In last Tuesday’s rankings, the College Football Playoff selection committee slotted Notre Dame third behind Alabama (11-0) and Clemson (10-0 going into Saturday’s late game against Duke). Barring a Duke upset, there is every reason to expect the three schools to remain ranked that way when this Tuesday comes around.
But what Notre Dame’s impressive victory did was put pressure on playoff contenders from other conferences — particularly the Big Ten, the Big 12 and the Pacific-12 — to distinguish themselves in the selection committee’s eyes. If Notre Dame wins its last game, there is likely to be just one playoff spot for those conferences to fight over.
Notre Dame quarterback Ian Book, a junior who took over as the starter a few games into the season and transformed the Fighting Irish offense into one with a greater vertical threat, had missed last weekend’s victory over Florida State after sustaining a rib injury.
As a result, he may have been a little rusty, at least in the first part of Saturday’s game. The Irish left three or seven points on the table, depending on how you look at it, when they elected to go for it on 4th and 1 from the Syracuse 1-yard-line, and Book tripped and aimlessly flung the ball into the end zone, where Syracuse safety Andre Cisco easily intercepted it. But by then the score was 13-0, Notre Dame, and by halftime it was 20-0, so Book could afford to make a mistake.
He finished the afternoon with 23 completions in 37 attempts for two touchdowns and also ran the ball six times for 16 yards.
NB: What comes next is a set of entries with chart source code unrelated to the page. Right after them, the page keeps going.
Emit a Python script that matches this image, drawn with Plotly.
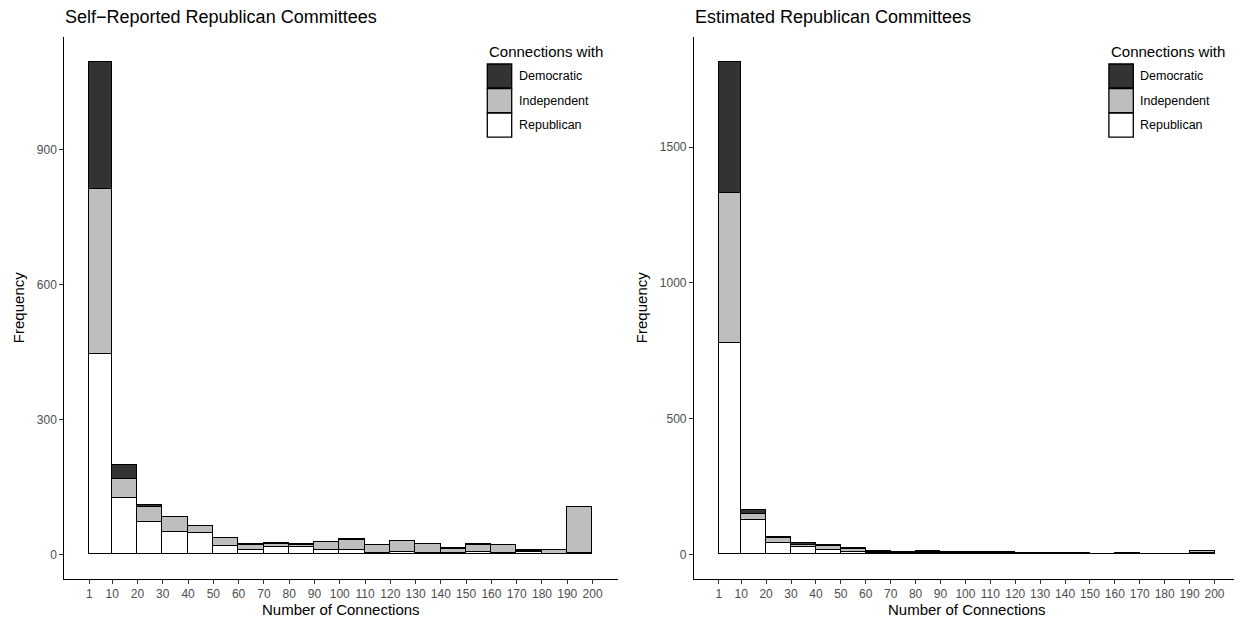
import plotly.graph_objects as go

# ---------------- data ----------------
bin_edges = [1, 10, 20, 30, 40, 50, 60, 70, 80, 90, 100,
             110, 120, 130, 140, 150, 160, 170, 180, 190, 200]
tick_labels = [str(e) for e in bin_edges]
categories = ["Republican", "Independent", "Democratic"]

# Self-reported Republican committees (counts per bin)
self_rep = [445, 125, 72, 50, 46, 19, 9, 16, 15, 10, 10, 2, 4, 3, 2, 4, 3, 4, 1, 2]
self_ind = [368, 43, 33, 32, 16, 16, 12, 6, 6, 17, 22, 18, 25, 20, 10, 17, 18, 3, 9, 103]
self_dem = [283, 30, 4, 1, 1, 1, 2, 2, 1, 1, 1, 0, 1, 0, 1, 1, 0, 1, 0, 0]

# Estimated Republican committees (counts per bin)
est_rep = [778, 127, 39, 25, 15, 9, 3, 2, 3, 2, 2, 2, 1, 1, 1, 1, 1, 0, 1, 3]
est_ind = [551, 21, 19, 7, 14, 8, 3, 2, 5, 2, 2, 2, 2, 2, 1, 1, 2, 1, 1, 7]
est_dem = [485, 13, 6, 7, 4, 4, 6, 2, 2, 2, 2, 2, 2, 2, 1, 0, 2, 0, 0, 2]

y_ticks_left = [0, 300, 600, 900]
y_ticks_right = [0, 500, 1000, 1500]

# ---------------- style ----------------
OFF = 8                      # default page body margin
W, H = 1242 - OFF, 621 - OFF
FONT = "Liberation Sans, Arial, sans-serif"
fills = {"Democratic": "#333333", "Independent": "#BEBEBE", "Republican": "#FFFFFF"}

def fx(p):
    return (p - OFF) / W

def fy(p):
    return 1 - (p - OFF) / H

mids = [(a + b) / 2 for a, b in zip(bin_edges[:-1], bin_edges[1:])]
widths = [b - a for a, b in zip(bin_edges[:-1], bin_edges[1:])]

fig = go.Figure()

panels = [
    ("x", "y", {"Republican": self_rep, "Independent": self_ind, "Democratic": self_dem}),
    ("x2", "y2", {"Republican": est_rep, "Independent": est_ind, "Democratic": est_dem}),
]
for xa, ya, series in panels:
    for cat in categories:
        fig.add_trace(go.Bar(
            x=mids, y=series[cat], width=widths, name=cat,
            xaxis=xa, yaxis=ya, showlegend=False,
            marker=dict(color=fills[cat], line=dict(color="black", width=1.1)),
            hoverinfo="x+y+name",
        ))

def totals(s):
    return [a + b + c for a, b, c in zip(s["Republican"], s["Independent"], s["Democratic"])]

max_l = max(totals(panels[0][2]))
max_r = max(totals(panels[1][2]))
xspan = bin_edges[-1] - bin_edges[0]
xr = [bin_edges[0] - 0.05 * xspan, bin_edges[-1] + 0.05 * xspan]

# panel pixel geometry (page pixels)
L1, R1 = 64.3, 617.7
L2, R2 = 694.0, 1239.3
TOP, BOT = 37.3, 579.0

common_x = dict(
    range=xr, tickmode="array", tickvals=bin_edges, ticktext=tick_labels,
    ticks="outside", ticklen=4, tickwidth=1, tickcolor="#333333",
    tickfont=dict(family=FONT, size=12, color="#4D4D4D"),
    showline=True, linecolor="black", linewidth=1.1,
    showgrid=False, zeroline=False, automargin=False, fixedrange=True,
)
common_y = dict(
    ticks="outside", ticklen=4, tickwidth=1, tickcolor="#333333",
    tickfont=dict(family=FONT, size=12, color="#4D4D4D"),
    showline=True, linecolor="black", linewidth=1.1,
    showgrid=False, zeroline=False, automargin=False, fixedrange=True,
    domain=[fy(BOT), fy(TOP)],
)

fig.update_layout(
    width=W, height=H,
    margin=dict(l=0, r=0, t=0, b=0),
    paper_bgcolor="white", plot_bgcolor="white",
    barmode="stack", bargap=0,
    showlegend=False,
    font=dict(family=FONT, color="black"),
    xaxis=dict(domain=[fx(L1), fx(R1)], anchor="y", **common_x),
    xaxis2=dict(domain=[fx(L2), fx(R2)], anchor="y2", **common_x),
    yaxis=dict(anchor="x", range=[-0.05 * max_l, 1.05 * max_l],
               tickvals=y_ticks_left, ticktext=[str(v) for v in y_ticks_left], **common_y),
    yaxis2=dict(anchor="x2", range=[-0.05 * max_r, 1.05 * max_r],
                tickvals=y_ticks_right, ticktext=[str(v) for v in y_ticks_right], **common_y),
)

ann = []
shapes = []
titles = ["Self\u2212Reported Republican Committees", "Estimated Republican Committees"]
for (L, R, ylab_x), title in zip([(L1, R1, 18), (L2, R2, 641)], titles):
    # plot title
    ann.append(dict(x=fx(L - 1), y=fy(17.5), xref="paper", yref="paper",
                    text=title, showarrow=False, xanchor="left", yanchor="middle",
                    font=dict(family=FONT, size=18, color="black")))
    # x axis title
    ann.append(dict(x=fx((L + R) / 2), y=fy(609), xref="paper", yref="paper",
                    text="Number of Connections", showarrow=False,
                    xanchor="center", yanchor="middle",
                    font=dict(family=FONT, size=15, color="black")))
    # y axis title
    ann.append(dict(x=fx(ylab_x), y=fy((TOP + BOT) / 2), xref="paper", yref="paper",
                    text="Frequency", showarrow=False, textangle=-90,
                    xanchor="center", yanchor="middle",
                    font=dict(family=FONT, size=15, color="black")))
    # legend
    kx0 = R - 130.4
    kx1 = kx0 + 24.4
    ann.append(dict(x=fx(kx0), y=fy(52), xref="paper", yref="paper",
                    text="Connections with", showarrow=False,
                    xanchor="left", yanchor="middle",
                    font=dict(family=FONT, size=15, color="black")))
    key_top = 64.0
    for i, cat in enumerate(["Democratic", "Independent", "Republican"]):
        y0 = key_top + i * 24.6
        y1 = y0 + 24.0
        shapes.append(dict(type="rect", xref="paper", yref="paper",
                           x0=fx(kx0), x1=fx(kx1), y0=fy(y1), y1=fy(y0),
                           fillcolor=fills[cat], line=dict(color="black", width=1.3)))
        ann.append(dict(x=fx(kx1 + 5), y=fy((y0 + y1) / 2), xref="paper", yref="paper",
                        text=cat, showarrow=False, xanchor="left", yanchor="middle",
                        font=dict(family=FONT, size=12.5, color="black")))

fig.update_layout(annotations=ann, shapes=shapes)
fig.write_html("out.html")
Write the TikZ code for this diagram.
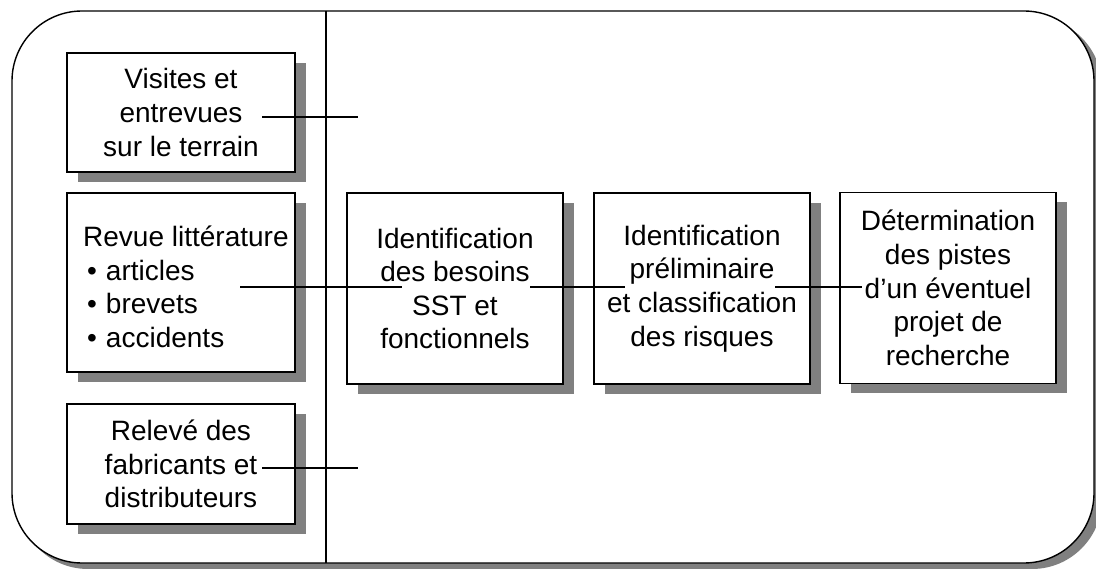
\documentclass[tikz,border=0pt]{standalone}
\usepackage{fontspec}
\setmainfont{Liberation Sans}
\usetikzlibrary{shadows}
\begin{document}
\begin{tikzpicture}[x=1pt,y=-1pt,
  every node/.style={font=\fontsize{28}{33.6}\selectfont},
  box/.style={draw, line width=1.4pt, fill=white, align=center, inner sep=0pt,
    drop shadow={shadow xshift=11pt, shadow yshift=-10pt, fill=black!50, opacity=1}},
  leftbox/.style={box, minimum width=228pt},
  stepbox/.style={box, minimum width=216pt, minimum height=191pt},
  link/.style={line width=1.4pt}
]
\useasboundingbox (0,0) rectangle (1096,569);
% outer frame with shadow
\fill[black!50, rounded corners=70pt] (18,17) rectangle (1102,569);
\draw[line width=1.4pt, fill=white, rounded corners=70pt] (12,11) rectangle (1094,563);
\coordinate (dtop) at (326,11);
\coordinate (dbot) at (326,563);
\draw[link] (dtop) -- (dbot);

% left column
\node[leftbox, minimum height=119pt] (vis) at (181,112.5) {Visites et\\entrevues\\sur le terrain};
\node[leftbox, minimum height=179pt] (rev) at (181,282.5) {};
\node[align=left, anchor=west, inner sep=0pt] (revtxt) at (83,287)
  {Revue littérature\\\hspace*{4pt}•\hspace{9pt}articles\\\hspace*{4pt}•\hspace{9pt}brevets\\\hspace*{4pt}•\hspace{9pt}accidents};
\node[leftbox, minimum height=120pt] (rel) at (181,464) {Relevé des\\fabricants et\\distributeurs};

% process boxes
\node[stepbox] (besoins) at (455,288.5) {Identification\\des besoins\\SST et\\fonctionnels};
\node[stepbox] (risques) at (702,288.5) {Identification\\préliminaire\\et classification\\des risques};
\node[stepbox] (piste) at (948,288) {Détermination\\des pistes\\d’un éventuel\\projet de\\recherche};

% connectors
\coordinate (v1) at (262,117);
\coordinate (v2) at (358,117);
\coordinate (r1) at (240,287);
\coordinate (r2) at (402,287);
\coordinate (b1) at (530,287);
\coordinate (b2) at (625,287);
\coordinate (p1) at (775,287);
\coordinate (p2) at (862,287);
\coordinate (f1) at (262,468);
\coordinate (f2) at (358,468);
\draw[link] (v1) -- (v2);
\draw[link] (r1) -- (r2);
\draw[link] (b1) -- (b2);
\draw[link] (p1) -- (p2);
\draw[link] (f1) -- (f2);
\end{tikzpicture}
\end{document}
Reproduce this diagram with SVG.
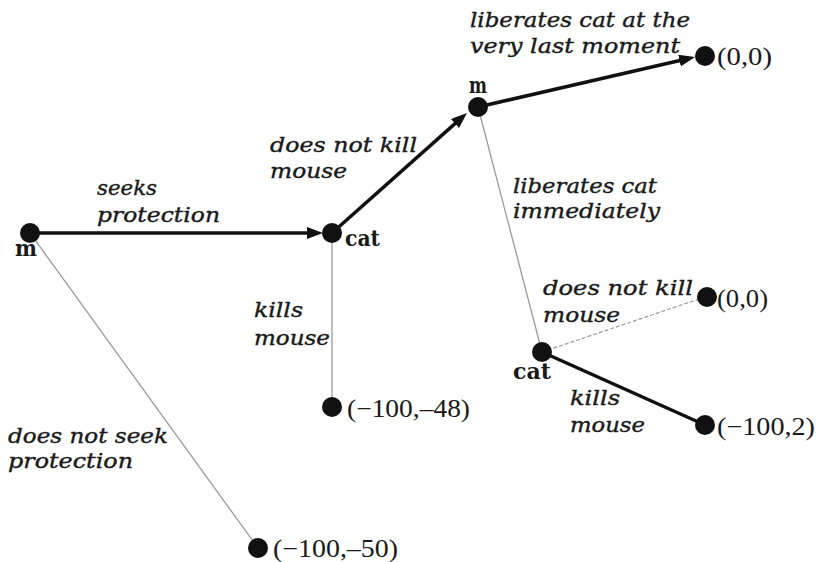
<svg xmlns="http://www.w3.org/2000/svg" width="821" height="562" viewBox="0 0 821 562">
<defs>
<style>
.lbl{font-family:"DejaVu Serif","Liberation Serif",serif;font-style:italic;font-size:21px;fill:#1a1a1a;stroke:#1a1a1a;stroke-width:0.4}
.pay{font-family:"Liberation Serif","Times New Roman",serif;font-size:25px;fill:#1a1a1a}
.pl{font-family:"DejaVu Serif","Liberation Serif",serif;font-weight:bold;font-size:23px;fill:#1a1a1a}
.dot{fill:#111}
.thick{stroke:#111;stroke-width:3.5;fill:none}
.thin{stroke:#9a9a9a;stroke-width:1.3;fill:none}
.dash{stroke:#9a9a9a;stroke-width:1.2;stroke-dasharray:4 2;fill:none}
</style>
<marker id="ah" viewBox="0 0 16 12" markerUnits="userSpaceOnUse" markerWidth="16" markerHeight="12" refX="6" refY="6" orient="auto">
<path d="M0,0 L16,6 L0,12 z" fill="#111"/>
</marker>
</defs>
<rect width="821" height="562" fill="#fff"/>
<g id="connectors">
<line class="thick" x1="30" y1="233" x2="313" y2="233" marker-end="url(#ah)"/>
<line class="thick" x1="332" y1="233" x2="459.5" y2="119.6" marker-end="url(#ah)"/>
<line class="thick" x1="478" y1="107" x2="685.3" y2="59.2" marker-end="url(#ah)"/>
<line class="thin" x1="30" y1="233" x2="258" y2="548"/>
<line class="thin" x1="332" y1="233" x2="332" y2="407"/>
<line class="thin" x1="478" y1="107" x2="542" y2="352"/>
<line class="dash" x1="542" y1="352" x2="705" y2="297"/>
<line class="thick" x1="542" y1="352" x2="705" y2="425"/>
<text class="lbl" x="97" y="195" textLength="60" lengthAdjust="spacingAndGlyphs">seeks</text>
<text class="lbl" x="97" y="222" textLength="123" lengthAdjust="spacingAndGlyphs">protection</text>
<text class="lbl" x="270" y="152" textLength="147" lengthAdjust="spacingAndGlyphs">does not kill</text>
<text class="lbl" x="270" y="178" textLength="77" lengthAdjust="spacingAndGlyphs">mouse</text>
<text class="lbl" x="470" y="27" textLength="220" lengthAdjust="spacingAndGlyphs">liberates cat at the</text>
<text class="lbl" x="470" y="53" textLength="210" lengthAdjust="spacingAndGlyphs">very last moment</text>
<text class="lbl" x="513" y="193" textLength="144" lengthAdjust="spacingAndGlyphs">liberates cat</text>
<text class="lbl" x="513" y="218" textLength="147" lengthAdjust="spacingAndGlyphs">immediately</text>
<text class="lbl" x="254" y="317" textLength="49" lengthAdjust="spacingAndGlyphs">kills</text>
<text class="lbl" x="254" y="345" textLength="76" lengthAdjust="spacingAndGlyphs">mouse</text>
<text class="lbl" x="543" y="295" textLength="150" lengthAdjust="spacingAndGlyphs">does not kill</text>
<text class="lbl" x="543" y="322" textLength="77" lengthAdjust="spacingAndGlyphs">mouse</text>
<text class="lbl" x="570" y="405" textLength="50" lengthAdjust="spacingAndGlyphs">kills</text>
<text class="lbl" x="570" y="432" textLength="75" lengthAdjust="spacingAndGlyphs">mouse</text>
<text class="lbl" x="8" y="443" textLength="160" lengthAdjust="spacingAndGlyphs">does not seek</text>
<text class="lbl" x="8" y="468" textLength="125" lengthAdjust="spacingAndGlyphs">protection</text>
</g>
<g id="m1"><circle class="dot" cx="30" cy="233" r="10"/><text class="pl" x="15" y="256" textLength="22" lengthAdjust="spacingAndGlyphs">m</text></g>
<g id="cat1"><circle class="dot" cx="332" cy="233" r="10"/><text class="pl" x="345" y="246" textLength="35" lengthAdjust="spacingAndGlyphs">cat</text></g>
<g id="m2"><circle class="dot" cx="478" cy="107" r="10"/><text class="pl" x="469" y="93" textLength="18" lengthAdjust="spacingAndGlyphs">m</text></g>
<g id="cat2"><circle class="dot" cx="542" cy="352" r="10"/><text class="pl" x="513" y="379" textLength="38" lengthAdjust="spacingAndGlyphs">cat</text></g>
<g id="payoff-top"><circle class="dot" cx="705" cy="56" r="10"/><text class="pay" x="717" y="65" textLength="55" lengthAdjust="spacingAndGlyphs">(0,0)</text></g>
<g id="payoff-mid"><circle class="dot" cx="707" cy="297" r="10"/><text class="pay" x="717" y="307" textLength="51" lengthAdjust="spacingAndGlyphs">(0,0)</text></g>
<g id="payoff-right"><circle class="dot" cx="705" cy="425" r="10"/><text class="pay" x="717" y="435" textLength="98" lengthAdjust="spacingAndGlyphs">(−100,2)</text></g>
<g id="payoff-kill"><circle class="dot" cx="332" cy="407" r="10"/><text class="pay" x="347" y="417" textLength="123" lengthAdjust="spacingAndGlyphs">(−100,–48)</text></g>
<g id="payoff-noseek"><circle class="dot" cx="258" cy="548" r="10"/><text class="pay" x="273" y="557" textLength="125" lengthAdjust="spacingAndGlyphs">(−100,–50)</text></g>
</svg>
One of his receivers, Chase Claypool, often seemed overpowering. Claypool is built like a tight end — he stands 6 feet 4 inches and weighs 227 pounds — but he moves far more nimbly. He turned a short completion on a crossing route into a 33-yard gain on an early drive and caught a 10-yard slant for a touchdown to ice the game late in the third quarter.
Claypool noted after the game that Syracuse had been in man-to-man coverage for most of his catches, and he simply “tried to beat them with my speed.”
It did not help Syracuse that its starting quarterback, Eric Dungey, left the game in the first quarter with what the team called an upper body injury. His backup, the redshirt freshman Tommy DeVito, completed 14 of 31 passes for 105 yards and threw two interceptions.
At least one of those interceptions wasn’t his fault. On maybe the game’s best defensive play, DeVito hit freshman receiver Taj Harris only for Notre Dame safety Alohi Gilman to rattle Harris into coughing up the ball right to him. Gilman then rumbled for 54 yards, setting up a 9-yard touchdown run by Jafar Armstrong on the next snap. Kelly gave Gilman the game ball afterward.
Syracuse’s first trip to the red zone did not come until midway through the fourth quarter, when it already trailed, 29-0. The Orange managed to get the ball to Notre Dame’s 5-yard-line, where, on fourth down, a face-saving field goal clanged off the left upright.
A good part of the crowd went wild. Still, Syracuse got one more chance to get 3 points and succeeded. But all of that was a footnote to the four-quarter statement by Notre Dame.